## YOUR INSTRUCTIONS
The material below should be written out in full and exactly; pictures stay out of the copy.
↓↓↓
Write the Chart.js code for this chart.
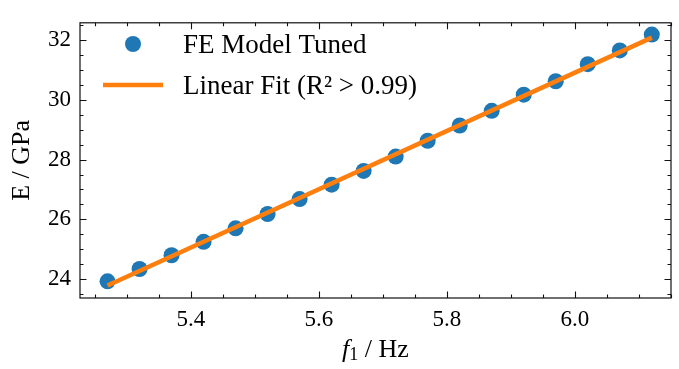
<!DOCTYPE html>
<html>
<head>
<meta charset="utf-8">
<script src="https://cdn.jsdelivr.net/npm/chart.js@4.4.0/dist/chart.umd.min.js"></script>
<style>
  html, body { margin: 0; padding: 0; background: #fff; }
  #wrap { width: 679px; height: 369px; }
</style>
</head>
<body>
<div id="wrap"><canvas id="chart"></canvas></div>
<script>
// measured first-mode frequency vs. tuned modulus
const freq = [5.27, 5.32, 5.37, 5.42, 5.47, 5.52, 5.57, 5.62, 5.67, 5.72, 5.77, 5.82, 5.87, 5.92, 5.97, 6.02, 6.07, 6.12];
const modulus = [23.93, 24.34, 24.80, 25.25, 25.70, 26.18, 26.68, 27.16, 27.62, 28.10, 28.63, 29.14, 29.63, 30.17, 30.62, 31.19, 31.65, 32.18];
// fit line end points
const fitX = [5.27, 6.12];
const fitY = [23.79, 32.08];

const xMajor = [5.4, 5.6, 5.8, 6.0];
const xMinor = [5.25, 5.3, 5.35, 5.45, 5.5, 5.55, 5.65, 5.7, 5.75, 5.85, 5.9, 5.95, 6.05, 6.1, 6.15];
const yMajor = [24, 26, 28, 30, 32];
const yMinor = [23.5, 24.5, 25, 25.5, 26.5, 27, 27.5, 28.5, 29, 29.5, 30.5, 31, 31.5, 32.5];

const seriesNames = ['FE Model Tuned', 'Linear Fit (R\u00b2 > 0.99)'];
const BLUE = '#1f77b4';
const ORANGE = '#ff7f0e';
const SERIF = '"Liberation Serif", "DejaVu Serif", serif';

// frame, inward ticks, legend and axis titles
const decorations = {
  id: 'decorations',
  afterDraw(chart) {
    const { ctx, chartArea: a, scales: { x, y } } = chart;
    ctx.save();
    ctx.strokeStyle = '#111';
    ctx.lineWidth = 1.2;
    ctx.strokeRect(a.left, a.top, a.right - a.left, a.bottom - a.top);

    ctx.lineWidth = 1.1;
    const tickX = (vals, len) => vals.forEach(v => {
      const px = Math.round(x.getPixelForValue(v)) + 0.5;
      ctx.beginPath();
      ctx.moveTo(px, a.bottom); ctx.lineTo(px, a.bottom - len);
      ctx.moveTo(px, a.top); ctx.lineTo(px, a.top + len);
      ctx.stroke();
    });
    const tickY = (vals, len) => vals.forEach(v => {
      const py = Math.round(y.getPixelForValue(v)) + 0.5;
      ctx.beginPath();
      ctx.moveTo(a.left, py); ctx.lineTo(a.left + len, py);
      ctx.moveTo(a.right, py); ctx.lineTo(a.right - len, py);
      ctx.stroke();
    });
    tickX(xMajor, 6.5); tickX(xMinor, 3.5);
    tickY(yMajor, 6.5); tickY(yMinor, 3.5);

    // legend
    ctx.fillStyle = BLUE;
    ctx.beginPath();
    ctx.arc(133, 44, 8, 0, Math.PI * 2);
    ctx.fill();
    ctx.strokeStyle = ORANGE;
    ctx.lineWidth = 4.5;
    ctx.beginPath();
    ctx.moveTo(103, 85); ctx.lineTo(163, 85);
    ctx.stroke();
    ctx.fillStyle = '#000';
    ctx.font = '27px ' + SERIF;
    ctx.textBaseline = 'middle';
    ctx.textAlign = 'left';
    ctx.fillText(seriesNames[0], 183, 46);
    ctx.fillText(seriesNames[1], 183, 87);

    // y title
    ctx.save();
    ctx.translate(22, (a.top + a.bottom) / 2);
    ctx.rotate(-Math.PI / 2);
    ctx.textAlign = 'center';
    ctx.font = '26px ' + SERIF;
    ctx.fillText('E / GPa', 0, 0);
    ctx.restore();

    // x title: italic f with subscript 1
    const parts = [
      { t: 'f', f: 'italic 26px ' + SERIF, dy: 0 },
      { t: '1', f: '18px ' + SERIF, dy: 5 },
      { t: ' / Hz', f: '26px ' + SERIF, dy: 0 }
    ];
    let total = 0;
    parts.forEach(p => { ctx.font = p.f; p.w = ctx.measureText(p.t).width; total += p.w; });
    let cx = (a.left + a.right) / 2 - total / 2;
    parts.forEach(p => {
      ctx.font = p.f;
      ctx.fillText(p.t, cx, 350 + p.dy);
      cx += p.w;
    });
    ctx.restore();
  }
};

new Chart(document.getElementById('chart'), {
  data: {
    datasets: [
      {
        type: 'line',
        label: seriesNames[1],
        data: fitX.map((v, i) => ({ x: v, y: fitY[i] })),
        borderColor: ORANGE,
        borderWidth: 4.5,
        pointRadius: 0,
        fill: false,
        order: 0
      },
      {
        type: 'scatter',
        label: seriesNames[0],
        data: freq.map((v, i) => ({ x: v, y: modulus[i] })),
        backgroundColor: BLUE,
        borderWidth: 0,
        pointRadius: 8,
        order: 1
      }
    ]
  },
  options: {
    responsive: true,
    maintainAspectRatio: false,
    animation: false,
    layout: { padding: { top: 9.5, right: 3.5, left: 0, bottom: 0 } },
    plugins: { legend: { display: false }, tooltip: { enabled: false } },
    scales: {
      x: {
        type: 'linear',
        min: 5.227,
        max: 6.150,
        afterBuildTicks: s => { s.ticks = xMajor.map(v => ({ value: v })); },
        afterFit: s => { s.height = 71; },
        grid: { display: false, drawTicks: false },
        border: { display: false },
        ticks: {
          color: '#000',
          padding: 8,
          maxRotation: 0,
          font: { family: SERIF, size: 23 },
          callback: v => v.toFixed(1)
        }
      },
      y: {
        type: 'linear',
        min: 23.371,
        max: 32.575,
        afterBuildTicks: s => { s.ticks = yMajor.map(v => ({ value: v })); },
        afterFit: s => { s.width = 80; },
        grid: { display: false, drawTicks: false },
        border: { display: false },
        ticks: {
          color: '#000',
          padding: 9,
          font: { family: SERIF, size: 23 },
          callback: v => String(v)
        }
      }
    }
  },
  plugins: [decorations]
});
</script>
</body>
</html>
↑↑↑
## CORRECT RESPONSE
Write the Chart.js code for this chart.
<!DOCTYPE html>
<html>
<head>
<meta charset="utf-8">
<script src="https://cdn.jsdelivr.net/npm/chart.js@4.4.0/dist/chart.umd.min.js"></script>
<style>
  html, body { margin: 0; padding: 0; background: #fff; }
  #wrap { width: 679px; height: 369px; }
</style>
</head>
<body>
<div id="wrap"><canvas id="chart"></canvas></div>
<script>
// measured first-mode frequency vs. tuned modulus
const freq = [5.27, 5.32, 5.37, 5.42, 5.47, 5.52, 5.57, 5.62, 5.67, 5.72, 5.77, 5.82, 5.87, 5.92, 5.97, 6.02, 6.07, 6.12];
const modulus = [23.93, 24.34, 24.80, 25.25, 25.70, 26.18, 26.68, 27.16, 27.62, 28.10, 28.63, 29.14, 29.63, 30.17, 30.62, 31.19, 31.65, 32.18];
// fit line end points
const fitX = [5.27, 6.12];
const fitY = [23.79, 32.08];

const xMajor = [5.4, 5.6, 5.8, 6.0];
const xMinor = [5.25, 5.3, 5.35, 5.45, 5.5, 5.55, 5.65, 5.7, 5.75, 5.85, 5.9, 5.95, 6.05, 6.1, 6.15];
const yMajor = [24, 26, 28, 30, 32];
const yMinor = [23.5, 24.5, 25, 25.5, 26.5, 27, 27.5, 28.5, 29, 29.5, 30.5, 31, 31.5, 32.5];

const seriesNames = ['FE Model Tuned', 'Linear Fit (R\u00b2 > 0.99)'];
const BLUE = '#1f77b4';
const ORANGE = '#ff7f0e';
const SERIF = '"Liberation Serif", "DejaVu Serif", serif';

// frame, inward ticks, legend and axis titles
const decorations = {
  id: 'decorations',
  afterDraw(chart) {
    const { ctx, chartArea: a, scales: { x, y } } = chart;
    ctx.save();
    ctx.strokeStyle = '#111';
    ctx.lineWidth = 1.2;
    ctx.strokeRect(a.left, a.top, a.right - a.left, a.bottom - a.top);

    ctx.lineWidth = 1.1;
    const tickX = (vals, len) => vals.forEach(v => {
      const px = Math.round(x.getPixelForValue(v)) + 0.5;
      ctx.beginPath();
      ctx.moveTo(px, a.bottom); ctx.lineTo(px, a.bottom - len);
      ctx.moveTo(px, a.top); ctx.lineTo(px, a.top + len);
      ctx.stroke();
    });
    const tickY = (vals, len) => vals.forEach(v => {
      const py = Math.round(y.getPixelForValue(v)) + 0.5;
      ctx.beginPath();
      ctx.moveTo(a.left, py); ctx.lineTo(a.left + len, py);
      ctx.moveTo(a.right, py); ctx.lineTo(a.right - len, py);
      ctx.stroke();
    });
    tickX(xMajor, 6.5); tickX(xMinor, 3.5);
    tickY(yMajor, 6.5); tickY(yMinor, 3.5);

    // legend
    ctx.fillStyle = BLUE;
    ctx.beginPath();
    ctx.arc(133, 44, 8, 0, Math.PI * 2);
    ctx.fill();
    ctx.strokeStyle = ORANGE;
    ctx.lineWidth = 4.5;
    ctx.beginPath();
    ctx.moveTo(103, 85); ctx.lineTo(163, 85);
    ctx.stroke();
    ctx.fillStyle = '#000';
    ctx.font = '27px ' + SERIF;
    ctx.textBaseline = 'middle';
    ctx.textAlign = 'left';
    ctx.fillText(seriesNames[0], 183, 46);
    ctx.fillText(seriesNames[1], 183, 87);

    // y title
    ctx.save();
    ctx.translate(22, (a.top + a.bottom) / 2);
    ctx.rotate(-Math.PI / 2);
    ctx.textAlign = 'center';
    ctx.font = '26px ' + SERIF;
    ctx.fillText('E / GPa', 0, 0);
    ctx.restore();

    // x title: italic f with subscript 1
    const parts = [
      { t: 'f', f: 'italic 26px ' + SERIF, dy: 0 },
      { t: '1', f: '18px ' + SERIF, dy: 5 },
      { t: ' / Hz', f: '26px ' + SERIF, dy: 0 }
    ];
    let total = 0;
    parts.forEach(p => { ctx.font = p.f; p.w = ctx.measureText(p.t).width; total += p.w; });
    let cx = (a.left + a.right) / 2 - total / 2;
    parts.forEach(p => {
      ctx.font = p.f;
      ctx.fillText(p.t, cx, 350 + p.dy);
      cx += p.w;
    });
    ctx.restore();
  }
};

new Chart(document.getElementById('chart'), {
  data: {
    datasets: [
      {
        type: 'line',
        label: seriesNames[1],
        data: fitX.map((v, i) => ({ x: v, y: fitY[i] })),
        borderColor: ORANGE,
        borderWidth: 4.5,
        pointRadius: 0,
        fill: false,
        order: 0
      },
      {
        type: 'scatter',
        label: seriesNames[0],
        data: freq.map((v, i) => ({ x: v, y: modulus[i] })),
        backgroundColor: BLUE,
        borderWidth: 0,
        pointRadius: 8,
        order: 1
      }
    ]
  },
  options: {
    responsive: true,
    maintainAspectRatio: false,
    animation: false,
    layout: { padding: { top: 9.5, right: 3.5, left: 0, bottom: 0 } },
    plugins: { legend: { display: false }, tooltip: { enabled: false } },
    scales: {
      x: {
        type: 'linear',
        min: 5.227,
        max: 6.150,
        afterBuildTicks: s => { s.ticks = xMajor.map(v => ({ value: v })); },
        afterFit: s => { s.height = 71; },
        grid: { display: false, drawTicks: false },
        border: { display: false },
        ticks: {
          color: '#000',
          padding: 8,
          maxRotation: 0,
          font: { family: SERIF, size: 23 },
          callback: v => v.toFixed(1)
        }
      },
      y: {
        type: 'linear',
        min: 23.371,
        max: 32.575,
        afterBuildTicks: s => { s.ticks = yMajor.map(v => ({ value: v })); },
        afterFit: s => { s.width = 80; },
        grid: { display: false, drawTicks: false },
        border: { display: false },
        ticks: {
          color: '#000',
          padding: 9,
          font: { family: SERIF, size: 23 },
          callback: v => String(v)
        }
      }
    }
  },
  plugins: [decorations]
});
</script>
</body>
</html>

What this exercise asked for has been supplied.